10 Years Later, Randy Blythe’s Arrest and Trial Have Changed How Metal Views Concerts, Fandom, and Itself


When news came out on June 27th, 2012, that Lamb of God frontman Randy Blythe had been arrested for Manslaughter at an airport in Prague, most metal fans were stunned. Not only did these charges seem utterly random — how had no one heard about them before? — but it was mind-blowing that they were aimed at Blythe, of all people. Lamb of God were socially-conscious, famously dedicated to their fanbase. The idea that Randy had somehow caused a concertgoer any injury was impossible to comprehend.

A decade later, we can look back on Randy’s arrest, imprisonment, trial, and acquittal knowing that though the circumstances were painful, justice was served. But it’s undeniable that the experience has changed metal in many permanent ways — in how bands and fans regard the live music experience, in how fans relate to artists, and in the responsibilities we all have toward one another.

For those who don’t know, at a 2010 concert in Prague, Daniel Nosek fell backwards and hit his head, resulting in brain trauma, a coma, and his eventual death. Nosek was one of many fans trying to climb the barricade at the venue, which was packed to the point of overwhelming security. Twice, a different fan had rushed Randy onstage, resulting in him having to hold the guy down and tell him to stop. When Nosek tried to climb the barricade, Blythe pushed him back, expecting the crowd to catch him; not only was he not caught, but fans did little to help him up after he fell and hit his head.

When the Prague police asked the United States Justice Department to aid them in an investigation, the U.S. not only refused, but never informed anyone in Lamb of God’s camp. Blythe knew nothing of Nosek’s death until he arrived at Ruzyně Airport ten years ago today, planning to play a show in Prague on June 28th.

The most obvious effect of Nosek’s tragic death on the metal community was on how fans perceive the live arena. Climbing onstage and drunkenly rushing one’s favorite musician had long been considered a charming activity. But after the death of Pantera’s Dimebag Darrell in 2004, security had become much tighter, and artists had understandably become less tolerant of the practice when it could spell danger. Getting rebuked by a musician mid-performance was now par for the course.

More so, the old-school attitude of, Hey, it’s a metal show, people’re gonna get hurt was re-examined. Fans began to no longer take that blasé, Metalocalypse-style approach, and looking out for one’s fellow concertgoer became more important than ever. While a metal show remained the most chaotic live music experience one could undertake, the scaffolding of safety around gigs was reinforced and re-established. Had Blythe’s arrest and trial not occurred, the severity of this experience might not have been internalized. The fact that metal fests have not had their own unthinkable Astroworld-style tragedy speaks to how horrible events like this one have shaped the genre’s relationship with live shows.

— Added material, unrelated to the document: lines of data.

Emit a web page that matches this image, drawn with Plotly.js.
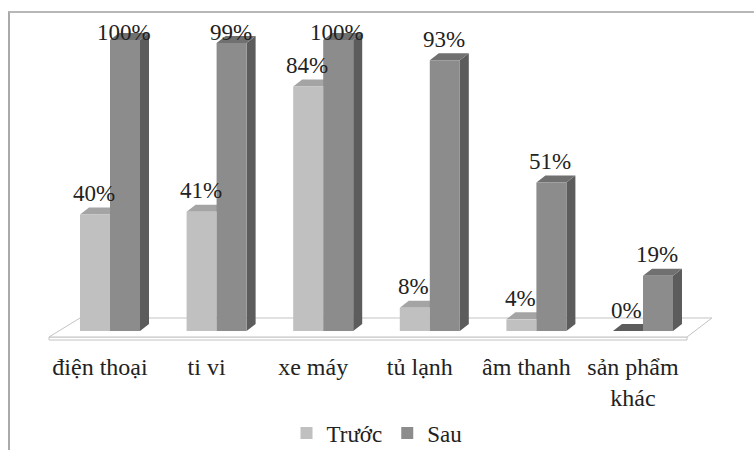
<!DOCTYPE html>
<html>
<head>
<meta charset="utf-8">
<script src="https://cdn.plot.ly/plotly-3.0.1.min.js"></script>
<style>
  html, body { margin: 0; padding: 0; background: #ffffff; }
  #wrap { position: relative; width: 754px; height: 450px; overflow: hidden; }
  #frame { position: absolute; left: 8px; top: 11px; width: 800px; height: 500px;
           border-top: 2px solid #b8b8b8; border-left: 2px solid #aaaaaa; pointer-events: none; }
  #chart { position: absolute; left: 0; top: 0; width: 754px; height: 450px; }
</style>
</head>
<body>
<div id="wrap">
  <div id="chart"></div>
  <div id="frame"></div>
</div>
<script>
// Share of households owning each item, before and after
const categories = ['điện thoại', 'ti vi', 'xe máy', 'tủ lạnh', 'âm thanh', 'sản phẩm khác'];
const tickLabels = ['điện thoại', 'ti vi', 'xe máy', 'tủ lạnh', 'âm thanh', 'sản phẩm<br>khác'];
const seriesNames = ['Trước', 'Sau'];
const truoc = [40, 41, 84, 8, 4, 0];
const sau = [100, 99, 100, 93, 51, 19];

// Plot geometry (pixels) used to fake the 3D extrusion of each column
const W = 754, H = 450;
const M = { l: 14, r: 14, t: 14, b: 105, autoexpand: false };
const XR = [-0.9006, 5.910];
const YR = [-4.811, 108.93];
const pxX = (W - M.l - M.r) / (XR[1] - XR[0]);
const pxY = (H - M.t - M.b) / (YR[1] - YR[0]);
const DX = 9 / pxX;      // depth offset to the right
const DY = 7 / pxY;      // depth offset upwards
const BARGAP = 0.437;
const BW = (1 - BARGAP) / 2;

const FRONT = ['#c0c0c0', '#8c8c8c'];
const TOP = ['#a4a4a4', '#707070'];
const SIDE = ['#8a8a8a', '#5c5c5c'];
const FONT = '"Times New Roman", "Liberation Serif", "DejaVu Serif", serif';
const INK = '#222222';

const idx = categories.map((_, i) => i);

const traces = [truoc, sau].map((vals, s) => ({
  type: 'bar',
  name: seriesNames[s],
  x: idx,
  y: vals,
  marker: { color: FRONT[s], line: { width: 0 } },
  hoverinfo: 'skip'
}));

const poly = pts => 'M' + pts.map(p => p[0] + ',' + p[1]).join(' L') + ' Z';

const shapes = [];
// floor slab
shapes.push({
  type: 'path', xref: 'x', yref: 'y', layer: 'below',
  path: poly([[-0.572, -2.06], [5.413, -2.06], [5.413, -3.1], [-0.572, -3.1]]),
  fillcolor: '#ffffff', line: { color: '#c4c4c4', width: 1 }
});
shapes.push({
  type: 'path', xref: 'x', yref: 'y', layer: 'below',
  path: poly([[-0.281, 4.47], [5.647, 4.47], [5.413, -2.06], [-0.572, -2.06]]),
  fillcolor: '#ffffff', line: { color: '#c4c4c4', width: 1 }
});

// top and side faces of every column
[truoc, sau].forEach((vals, s) => {
  vals.forEach((v, i) => {
    const x0 = s === 0 ? i - BW : i;
    const x1 = x0 + BW;
    if (s === 1) {
      shapes.push({
        type: 'path', xref: 'x', yref: 'y', layer: 'below',
        path: poly([[x1, 0], [x1 + DX, DY], [x1 + DX, v + DY], [x1, v]]),
        fillcolor: SIDE[s], line: { width: 0 }
      });
    }
    shapes.push({
      type: 'path', xref: 'x', yref: 'y', layer: 'below',
      path: poly([[x0, v], [x0 + DX, v + DY], [x1 + DX, v + DY], [x1, v]]),
      fillcolor: v === 0 ? SIDE[1] : TOP[s], line: { width: 0 }
    });
  });
});

// value labels above each column, held inside the plot near the top
const LABEL_CAP = 95.5;
const annotations = [];
[truoc, sau].forEach((vals, s) => {
  vals.forEach((v, i) => {
    annotations.push({
      xref: 'x', yref: 'y',
      x: (s === 0 ? i - BW / 2 : i + BW / 2) - 0.01,
      y: Math.min(v, LABEL_CAP),
      yshift: 21,
      text: v + '%',
      showarrow: false,
      xanchor: 'center', yanchor: 'middle',
      font: { family: FONT, size: 23, color: INK }
    });
  });
});

const layout = {
  width: W, height: H,
  margin: M,
  paper_bgcolor: 'rgba(0,0,0,0)',
  plot_bgcolor: 'rgba(0,0,0,0)',
  font: { family: FONT, color: INK },
  barmode: 'group',
  bargap: BARGAP,
  bargroupgap: 0,
  showlegend: true,
  legend: {
    orientation: 'h', x: 0.5, xanchor: 'center',
    y: (M.b - (H - 433)) / -(H - M.t - M.b), yanchor: 'middle',
    font: { family: FONT, size: 23, color: INK },
    itemwidth: 30, traceorder: 'normal'
  },
  xaxis: {
    range: XR, fixedrange: true, automargin: false,
    tickvals: idx, ticktext: tickLabels,
    ticklabelshift: -10,
    ticklabelstandoff: 5,
    ticks: '', showgrid: false, zeroline: false, showline: false,
    tickfont: { family: FONT, size: 24, color: INK }
  },
  yaxis: {
    range: YR, fixedrange: true, automargin: false,
    visible: false, showgrid: false, zeroline: false
  },
  shapes: shapes,
  annotations: annotations
};

Plotly.newPlot('chart', traces, layout, { staticPlot: true, displayModeBar: false });
</script>
</body>
</html>
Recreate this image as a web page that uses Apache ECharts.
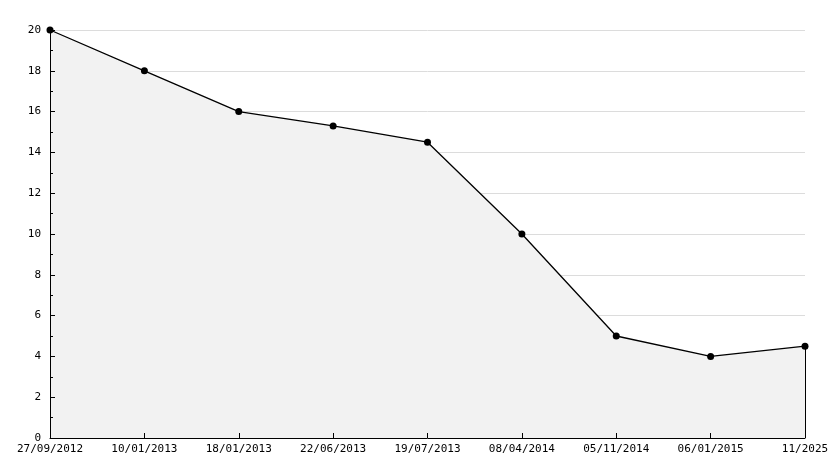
<!DOCTYPE html>
<html>
<head>
<meta charset="utf-8">
<script src="https://cdn.jsdelivr.net/npm/echarts@6/dist/echarts.min.js"></script>
<style>
  html, body { margin: 0; padding: 0; background: #fff; }
  #main { width: 834px; height: 468px; }
</style>
</head>
<body>
<div id="main"></div>
<script>
var dates = ["27/09/2012", "10/01/2013", "18/01/2013", "22/06/2013", "19/07/2013",
             "08/04/2014", "05/11/2014", "06/01/2015", "11/2025"];
var values = [20, 18, 16, 15.3, 14.5, 10, 5, 4, 4.5];

var font = "DejaVu Sans Mono";
var myChart = echarts.init(document.getElementById("main"));

// axes drawn twice: one under the area (grid lines + labels), one on top (lines + ticks)
var option = {
  animation: false,
  grid: { left: 50, right: 29, top: 30, bottom: 30 },
  xAxis: [
    {
      type: "category",
      boundaryGap: false,
      data: dates,
      z: 0,
      axisLine: { show: false },
      axisTick: { show: false },
      axisLabel: { color: "#000", fontFamily: font, fontSize: 11, margin: 6, interval: 0 },
      splitLine: { show: false }
    },
    {
      type: "category",
      boundaryGap: false,
      data: dates,
      position: "bottom",
      z: 10,
      axisLine: { lineStyle: { color: "#000", width: 1 } },
      axisTick: { inside: true, length: 5, interval: 0, lineStyle: { color: "#000" } },
      axisLabel: { show: false },
      splitLine: { show: false }
    }
  ],
  yAxis: [
    {
      type: "value",
      min: 0,
      max: 20,
      interval: 2,
      z: 0,
      axisLine: { show: false },
      axisTick: { show: false },
      axisLabel: { color: "#000", fontFamily: font, fontSize: 11, margin: 9 },
      splitLine: { show: true, lineStyle: { color: "#dcdcdc", width: 1 } }
    },
    {
      type: "value",
      min: 0,
      max: 20,
      interval: 2,
      position: "left",
      z: 10,
      axisLine: { show: true, lineStyle: { color: "#000", width: 1 } },
      axisTick: { show: true, inside: true, length: 5, lineStyle: { color: "#000" } },
      minorTick: { show: true, splitNumber: 2, length: 3, lineStyle: { color: "#000" } },
      axisLabel: { show: false },
      splitLine: { show: false }
    }
  ],
  series: [
    {
      type: "line",
      data: values,
      xAxisIndex: 0,
      yAxisIndex: 0,
      symbol: "circle",
      symbolSize: 7,
      itemStyle: { color: "#000" },
      lineStyle: { color: "#000", width: 1.3 },
      areaStyle: { color: "#f2f2f2", opacity: 1 },
      markLine: {
        silent: true,
        symbol: "none",
        label: { show: false },
        lineStyle: { color: "#000", width: 1, type: "solid" },
        data: [[
          { coord: [dates.length - 1, 0] },
          { coord: [dates.length - 1, values[values.length - 1]] }
        ]]
      }
    }
  ]
};

myChart.setOption(option);
</script>
</body>
</html>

But perhaps the most affecting part of the trial was Blythe’s behavior throughout. While Randy was vocal in his innocence, he remained constantly focused on the tragedy of Nosek’s death, and was endlessly sympathetic to Nosek’s family, who he eventually met with in private and to whom he pledged to champion safer live shows. At no point did Blythe pull some rock star bullshit, shifting blame, attacking Nosek, or turning the trial into a media circus.

As recently as April, Blythe made it clear that he would only return to play the Czech Republic with the Nosek family’s blessing, acknowledging that to do so would be newsworthy, which might cause the Noseks further pain:

“…if I went back there to play a show, it would be huge news. And there’s a family who’s still missing a son there. So I don’t wish them to be any more upset than they already are; they’ve suffered enough.”

The truth is that metal often prides itself on a sense of ruthlessness. The world is brutal, and you might get hurt, and if you can’t take that, well, toughen up, buttercup. But in this unthinkable moment, the frontman of one of metal’s toughest-sounding bands showed infinite empathy for the tragedy that had befallen his fan’s family. To this day, Randy Blythe stands as a symbol for all of us who have ever bristled at displaying vulnerability when we could’ve opened our hearts.

That Randy was acquitted of the charges against him was vindicating and joyous for metal fans around the world. But his arrest, and how he handled the ensuing trial, are lessons that our community should never forget. In this often-chaotic culture we’ve built around ourselves, it’s easy to believe that the only rule is the law of the jungle. But that attitude results in nothing but misery and a lack of growth, when a little empathy can make us all more powerful. Be there for your peers, for your musical idols and their fans, and remember that they’re as frailly human as you. In the words of Lamb of God, “You’re never alone.”